** START Listed records **
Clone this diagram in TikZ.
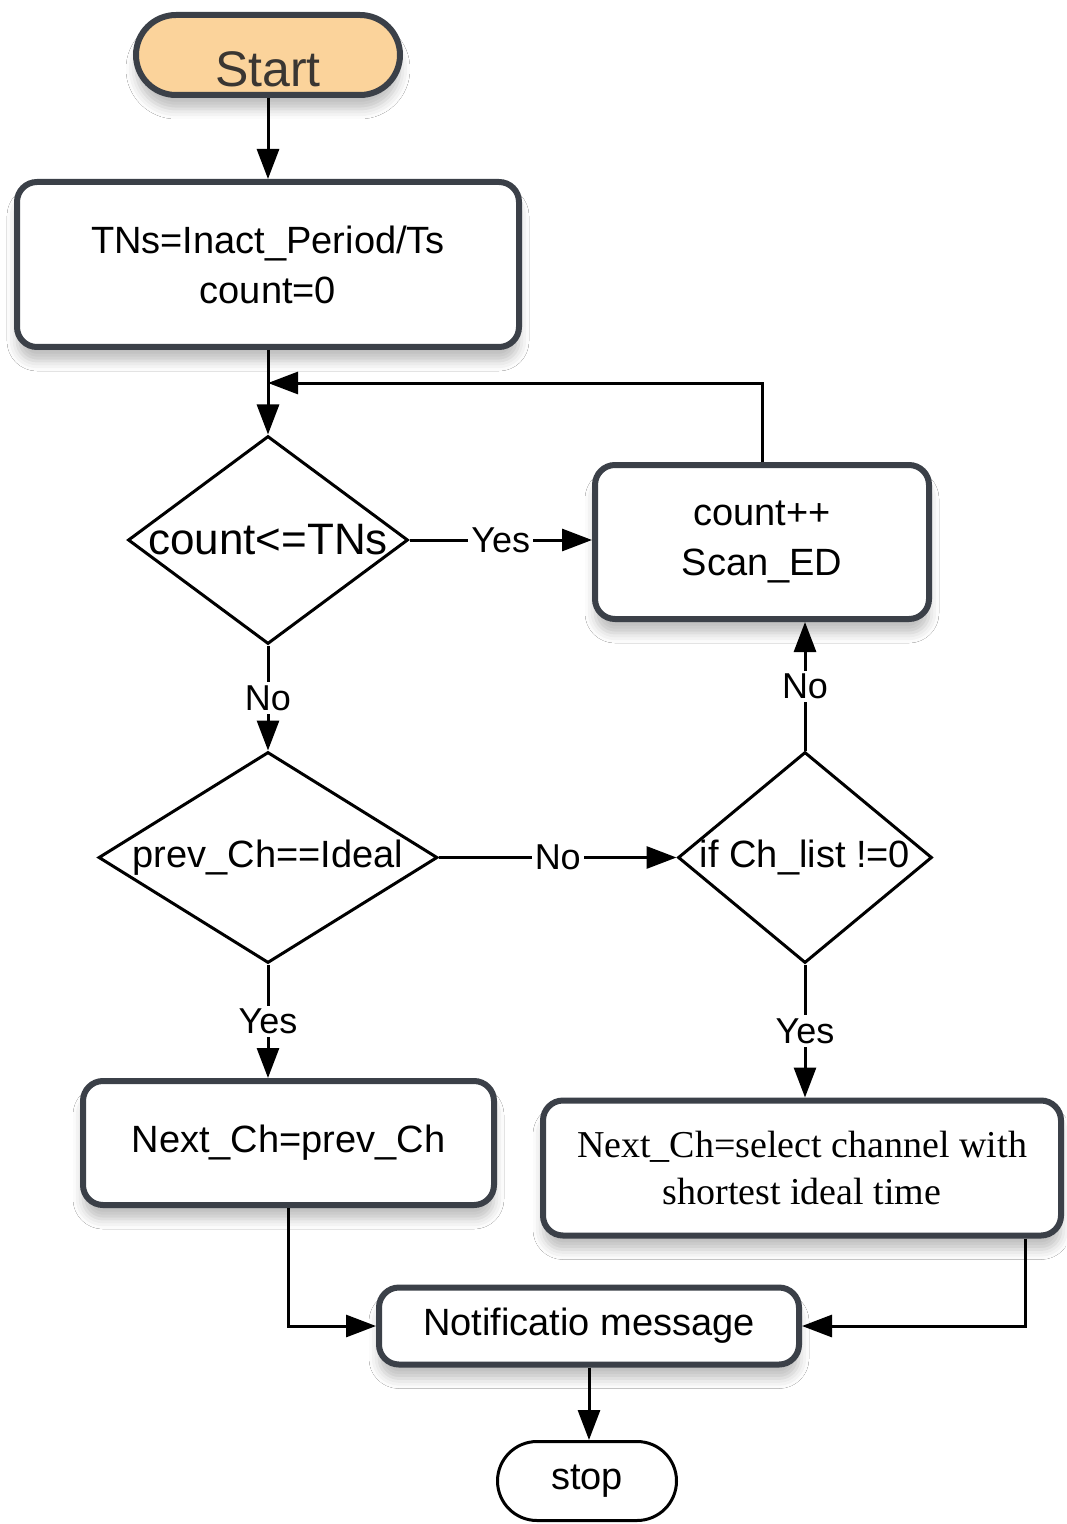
\documentclass[tikz,border=0pt]{standalone}
\usepackage{fontspec}
\setmainfont{Liberation Sans}
\newfontfamily\bookserif{Liberation Serif}
\usetikzlibrary{shapes.geometric,shapes.misc,arrows.meta,shadows.blur}
\definecolor{edgegray}{RGB}{59,64,72}
\definecolor{startfill}{RGB}{251,211,155}
\definecolor{starttext}{RGB}{58,54,50}

\begin{document}
\begin{tikzpicture}[x=0.5pt,y=-0.5pt,
  softshadow/.style={blur shadow={shadow xshift=0pt,shadow yshift=-7pt,shadow opacity=25,shadow blur radius=5pt}},
  procbox/.style={draw=edgegray, line width=3pt, rounded corners=10pt, fill=white,
    align=center, inner sep=0pt, font=\fontsize{19}{25}\selectfont, softshadow},
  decision/.style={diamond, draw=black, line width=1.5pt, fill=white, inner sep=0pt,
    font=\fontsize{19}{23}\selectfont},
  terminal/.style={rounded rectangle, inner sep=0pt},
  flow/.style={draw=black, line width=1.5pt, -{Triangle[length=15pt,width=11pt]}},
  lbl/.style={fill=white, inner sep=1.5pt, font=\fontsize{18}{20}\selectfont}
]
% page frame
\useasboundingbox[fill=white] (0,0) rectangle (1066,1524);

% terminals
\node[terminal, draw=edgegray, line width=3pt, fill=startfill, text=starttext,
      minimum width=132pt, minimum height=40pt, font=\fontsize{25}{25}\selectfont,
      text height=34pt, text depth=2pt, softshadow] (start) at (268,55) {Start};
\node[terminal, draw=black, line width=1.5pt, minimum width=89.5pt, minimum height=39.5pt,
      font=\fontsize{19}{23}\selectfont] (stop) at (587,1481) {stop};

% process boxes
\node[procbox, minimum width=251pt, minimum height=82.5pt] (init) at (268,264.5)
  {TNs=Inact\_Period/Ts\\count=0};
\node[procbox, minimum width=167pt, minimum height=77pt] (scan) at (762,542)
  {count++\\Scan\_ED};
\node[procbox, minimum width=205.5pt, minimum height=62pt] (keep) at (288.5,1143)
  {Next\_Ch=prev\_Ch};
\node[procbox, minimum width=259pt, minimum height=67.5pt, font=\bookserif\fontsize{19}{23.5}\selectfont]
  (select) at (802,1168) {Next\_Ch=select channel with\\shortest ideal time};
\node[procbox, minimum width=210pt, minimum height=38.5pt] (notify) at (589,1326)
  {Notificatio message};

% decisions
\node[decision, minimum width=140pt, minimum height=104pt, font=\fontsize{22}{24}\selectfont]
  (cmp) at (268,540) {\makebox[0pt]{count<=TNs}};
\node[decision, minimum width=169.5pt, minimum height=105.5pt] (prev) at (268,857.5)
  {\makebox[0pt]{prev\_Ch==Ideal}};
\node[decision, minimum width=127pt, minimum height=105.5pt] (list) at (805,857.5)
  {\makebox[0pt]{if Ch\_list !=0}};

% connectors
\coordinate (loopin) at (268,383);
\coordinate (selout) at ([xshift=-19.5pt]select.south east);

\draw[flow] (start) -- (init);
\draw[flow] (init) -- (cmp);
\draw[flow] (scan.north) -- (scan.north |- loopin) -- (loopin);
\draw[flow] (cmp.east) -- node[lbl]{Yes} (cmp.east -| scan.west);
\draw[flow] (cmp.south) -- node[lbl]{No} (prev.north);
\draw[flow] (prev.east) -- node[lbl]{No} (list.west);
\draw[flow] (list.north) -- node[lbl]{No} (list.north |- scan.south);
\draw[flow] (prev.south) -- node[lbl]{Yes} (prev.south |- keep.north);
\draw[flow] (list.south) -- node[lbl]{Yes} (list.south |- select.north);
\draw[flow] (keep.south) |- (notify.west);
\draw[flow] (selout) |- (notify.east);
\draw[flow] (notify.south) -- (notify.south |- stop.north);
\end{tikzpicture}
\end{document}
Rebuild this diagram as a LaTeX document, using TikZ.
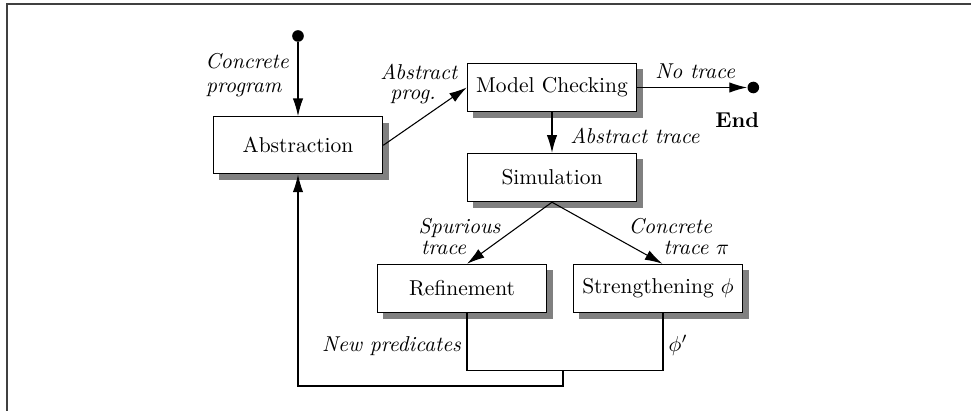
\documentclass[tikz,border=0pt]{standalone}
\usetikzlibrary{arrows.meta,shadows,calc}
\begin{document}
\begin{tikzpicture}[x=0.4651pt,y=-0.4651pt,
  box/.style={draw,line width=0.5pt,fill=white,rectangle,inner sep=0pt,
    minimum width=78.8pt,minimum height=22.5pt,
    drop shadow={shadow xshift=2.8pt,shadow yshift=-2.8pt,fill=black!50,opacity=1}},
  lbl/.style={anchor=base west,inner sep=0pt,font=\itshape},
  conn/.style={line width=0.5pt,-{Latex[length=8.2pt,width=4.8pt]}},
  plain/.style={line width=0.5pt},
  dot/.style={circle,fill=black,inner sep=0pt,minimum size=5.4pt},
  frameline/.style={line width=0.7pt,black!75}]
\useasboundingbox (0,0) rectangle (971,411);
\draw[frameline] (7,411) coordinate (fl) -- (7,4) coordinate (fc) -- (971,4) coordinate (fr);
% boxes
\node[box,minimum height=26.65pt] (abs) at (298,145.3) {Abstraction};
\node[box] (mc) at (552,87.5) {Model Checking};
\node[box] (sim) at (552,177.5) {Simulation};
\node[box] (ref) at (462,288.5) {Refinement};
\node[box] (str) at (658,288.5) {Strengthening $\phi$};
% dots
\node[dot] (start) at (298,36) {};
\node[dot] (enddot) at (753.3,87.5) {};
% connectors
\draw[conn] (start) -- (abs.north);
\draw[conn] (abs.east) -- (mc.west);
\draw[conn] (mc.east) -- (enddot.west);
\draw[conn] (mc.south) -- (sim.north);
\draw[conn] (sim.south) -- ($(ref.north)+(5,0)$);
\draw[conn] (sim.south) -- ($(str.north)+(4.5,0)$);
\coordinate (mb) at (563,370.7);
\coordinate (lp) at (563,386);
\draw[plain] ($(ref.south)+(5,0)$) |- (mb) -| ($(str.south)+(5,0)$);
\draw[conn] (mb) -- (lp) -| (abs.south);
% labels
\node[lbl] (l1a) at (205,68.3) {Concrete};
\node[lbl] (l1b) at (205.7,92.7) {program};
\node[lbl] (l2a) at (380,80) {Abstract};
\node[lbl] (l2b) at (390,99.3) {prog.};
\node[lbl] (l3) at (655,78.3) {No trace};
\node[anchor=base west,inner sep=0pt,font=\bfseries] (l4) at (715,127.7) {End};
\node[lbl] (l5) at (570,143.3) {Abstract trace};
\node[lbl] (l6a) at (418.3,233.3) {Spurious};
\node[lbl] (l6b) at (420.7,255) {trace};
\node[lbl] (l7a) at (628.3,233.3) {Concrete};
\node[lbl] (l7b) at (663.3,255) {trace $\pi$};
\node[lbl] (l8) at (321.7,351.7) {New predicates};
\node[lbl] (l9) at (668.3,351.7) {$\phi'$};
\end{tikzpicture}
\end{document}
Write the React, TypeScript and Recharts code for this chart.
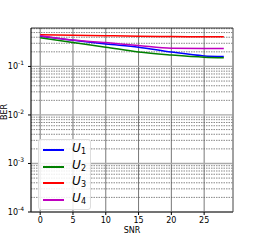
** END Listed records **
Directive: Make an exact copy of every record, pictures excluded.

Output:
Clone this diagram in TikZ.
\documentclass[tikz,border=0pt]{standalone}
\usepackage{fontspec}
\setmainfont{Liberation Sans}
\newfontfamily\bookserif{Liberation Serif}
\usetikzlibrary{shapes.geometric,shapes.misc,arrows.meta,shadows.blur}
\definecolor{edgegray}{RGB}{59,64,72}
\definecolor{startfill}{RGB}{251,211,155}
\definecolor{starttext}{RGB}{58,54,50}

\begin{document}
\begin{tikzpicture}[x=0.5pt,y=-0.5pt,
  softshadow/.style={blur shadow={shadow xshift=0pt,shadow yshift=-7pt,shadow opacity=25,shadow blur radius=5pt}},
  procbox/.style={draw=edgegray, line width=3pt, rounded corners=10pt, fill=white,
    align=center, inner sep=0pt, font=\fontsize{19}{25}\selectfont, softshadow},
  decision/.style={diamond, draw=black, line width=1.5pt, fill=white, inner sep=0pt,
    font=\fontsize{19}{23}\selectfont},
  terminal/.style={rounded rectangle, inner sep=0pt},
  flow/.style={draw=black, line width=1.5pt, -{Triangle[length=15pt,width=11pt]}},
  lbl/.style={fill=white, inner sep=1.5pt, font=\fontsize{18}{20}\selectfont}
]
% page frame
\useasboundingbox[fill=white] (0,0) rectangle (1066,1524);

% terminals
\node[terminal, draw=edgegray, line width=3pt, fill=startfill, text=starttext,
      minimum width=132pt, minimum height=40pt, font=\fontsize{25}{25}\selectfont,
      text height=34pt, text depth=2pt, softshadow] (start) at (268,55) {Start};
\node[terminal, draw=black, line width=1.5pt, minimum width=89.5pt, minimum height=39.5pt,
      font=\fontsize{19}{23}\selectfont] (stop) at (587,1481) {stop};

% process boxes
\node[procbox, minimum width=251pt, minimum height=82.5pt] (init) at (268,264.5)
  {TNs=Inact\_Period/Ts\\count=0};
\node[procbox, minimum width=167pt, minimum height=77pt] (scan) at (762,542)
  {count++\\Scan\_ED};
\node[procbox, minimum width=205.5pt, minimum height=62pt] (keep) at (288.5,1143)
  {Next\_Ch=prev\_Ch};
\node[procbox, minimum width=259pt, minimum height=67.5pt, font=\bookserif\fontsize{19}{23.5}\selectfont]
  (select) at (802,1168) {Next\_Ch=select channel with\\shortest ideal time};
\node[procbox, minimum width=210pt, minimum height=38.5pt] (notify) at (589,1326)
  {Notificatio message};

% decisions
\node[decision, minimum width=140pt, minimum height=104pt, font=\fontsize{22}{24}\selectfont]
  (cmp) at (268,540) {\makebox[0pt]{count<=TNs}};
\node[decision, minimum width=169.5pt, minimum height=105.5pt] (prev) at (268,857.5)
  {\makebox[0pt]{prev\_Ch==Ideal}};
\node[decision, minimum width=127pt, minimum height=105.5pt] (list) at (805,857.5)
  {\makebox[0pt]{if Ch\_list !=0}};

% connectors
\coordinate (loopin) at (268,383);
\coordinate (selout) at ([xshift=-19.5pt]select.south east);

\draw[flow] (start) -- (init);
\draw[flow] (init) -- (cmp);
\draw[flow] (scan.north) -- (scan.north |- loopin) -- (loopin);
\draw[flow] (cmp.east) -- node[lbl]{Yes} (cmp.east -| scan.west);
\draw[flow] (cmp.south) -- node[lbl]{No} (prev.north);
\draw[flow] (prev.east) -- node[lbl]{No} (list.west);
\draw[flow] (list.north) -- node[lbl]{No} (list.north |- scan.south);
\draw[flow] (prev.south) -- node[lbl]{Yes} (prev.south |- keep.north);
\draw[flow] (list.south) -- node[lbl]{Yes} (list.south |- select.north);
\draw[flow] (keep.south) |- (notify.west);
\draw[flow] (selout) |- (notify.east);
\draw[flow] (notify.south) -- (notify.south |- stop.north);
\end{tikzpicture}
\end{document}
Rebuild this diagram as a LaTeX document, using TikZ.
\documentclass[tikz,border=0pt]{standalone}
\usetikzlibrary{arrows.meta,shadows,calc}
\begin{document}
\begin{tikzpicture}[x=0.4651pt,y=-0.4651pt,
  box/.style={draw,line width=0.5pt,fill=white,rectangle,inner sep=0pt,
    minimum width=78.8pt,minimum height=22.5pt,
    drop shadow={shadow xshift=2.8pt,shadow yshift=-2.8pt,fill=black!50,opacity=1}},
  lbl/.style={anchor=base west,inner sep=0pt,font=\itshape},
  conn/.style={line width=0.5pt,-{Latex[length=8.2pt,width=4.8pt]}},
  plain/.style={line width=0.5pt},
  dot/.style={circle,fill=black,inner sep=0pt,minimum size=5.4pt},
  frameline/.style={line width=0.7pt,black!75}]
\useasboundingbox (0,0) rectangle (971,411);
\draw[frameline] (7,411) coordinate (fl) -- (7,4) coordinate (fc) -- (971,4) coordinate (fr);
% boxes
\node[box,minimum height=26.65pt] (abs) at (298,145.3) {Abstraction};
\node[box] (mc) at (552,87.5) {Model Checking};
\node[box] (sim) at (552,177.5) {Simulation};
\node[box] (ref) at (462,288.5) {Refinement};
\node[box] (str) at (658,288.5) {Strengthening $\phi$};
% dots
\node[dot] (start) at (298,36) {};
\node[dot] (enddot) at (753.3,87.5) {};
% connectors
\draw[conn] (start) -- (abs.north);
\draw[conn] (abs.east) -- (mc.west);
\draw[conn] (mc.east) -- (enddot.west);
\draw[conn] (mc.south) -- (sim.north);
\draw[conn] (sim.south) -- ($(ref.north)+(5,0)$);
\draw[conn] (sim.south) -- ($(str.north)+(4.5,0)$);
\coordinate (mb) at (563,370.7);
\coordinate (lp) at (563,386);
\draw[plain] ($(ref.south)+(5,0)$) |- (mb) -| ($(str.south)+(5,0)$);
\draw[conn] (mb) -- (lp) -| (abs.south);
% labels
\node[lbl] (l1a) at (205,68.3) {Concrete};
\node[lbl] (l1b) at (205.7,92.7) {program};
\node[lbl] (l2a) at (380,80) {Abstract};
\node[lbl] (l2b) at (390,99.3) {prog.};
\node[lbl] (l3) at (655,78.3) {No trace};
\node[anchor=base west,inner sep=0pt,font=\bfseries] (l4) at (715,127.7) {End};
\node[lbl] (l5) at (570,143.3) {Abstract trace};
\node[lbl] (l6a) at (418.3,233.3) {Spurious};
\node[lbl] (l6b) at (420.7,255) {trace};
\node[lbl] (l7a) at (628.3,233.3) {Concrete};
\node[lbl] (l7b) at (663.3,255) {trace $\pi$};
\node[lbl] (l8) at (321.7,351.7) {New predicates};
\node[lbl] (l9) at (668.3,351.7) {$\phi'$};
\end{tikzpicture}
\end{document}
Write the React, TypeScript and Recharts code for this chart.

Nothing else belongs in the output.